I’m swamped with work, but I wanted to draw your attention to a few posts by Brad DeLong about the media coverage of the Iraq War. There are two very good comments about Washington Post reporter Thomas Ricks’ explanation for why the media wasn’t more critical of the war progress when they had sufficient information to write about the problems (here and here). DeLong summarizes Ricks’ mea culpa:
He assigns blame to congress because without the aircover provided by senators asking touch questions at hearings, Tom Ricks found that his editors at the Washington Post would not let him write the stories he knew he should be writing to inform his readers of what was going on. Because congress did not do its job, Ricks thinks, he and his colleagues in the media could not do their job.
Pretty lame. The senators would probably argue that they were waiting for accurate reporting of the Iraq War, so they could have the political cover to hold hearings and ask tough questions. You see, Monsieur Ricks, that is precisely what politicians do–respond to the voters. Reporters and editors, on the other hand, are supposed to describe what they see regardless of the political consequences: they’re not looking for votes.

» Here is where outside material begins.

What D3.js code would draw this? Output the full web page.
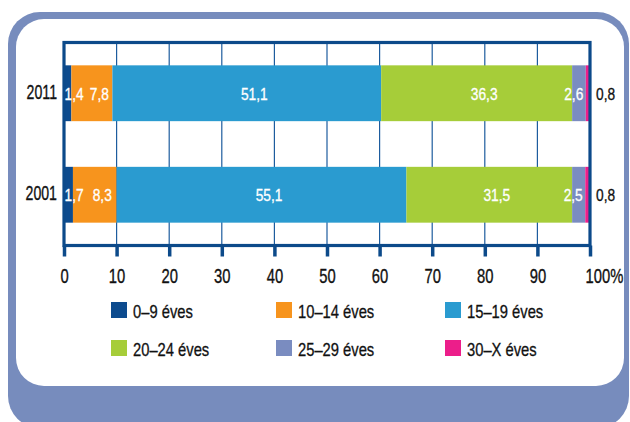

One of the things I wonder about whenever I read about poor media reporting is how supporters of evolution managed to change the story line in the evolution ‘controversy’ from ‘he said-she said’ to treating the ‘controversy’ as non-existent among scientists (and, occasionally, even describing some evolutionary arguments). It’s scary that a bunch of us science goobers managed the media on a hot button issue better than political activists (although I wouldn’t push our luck…).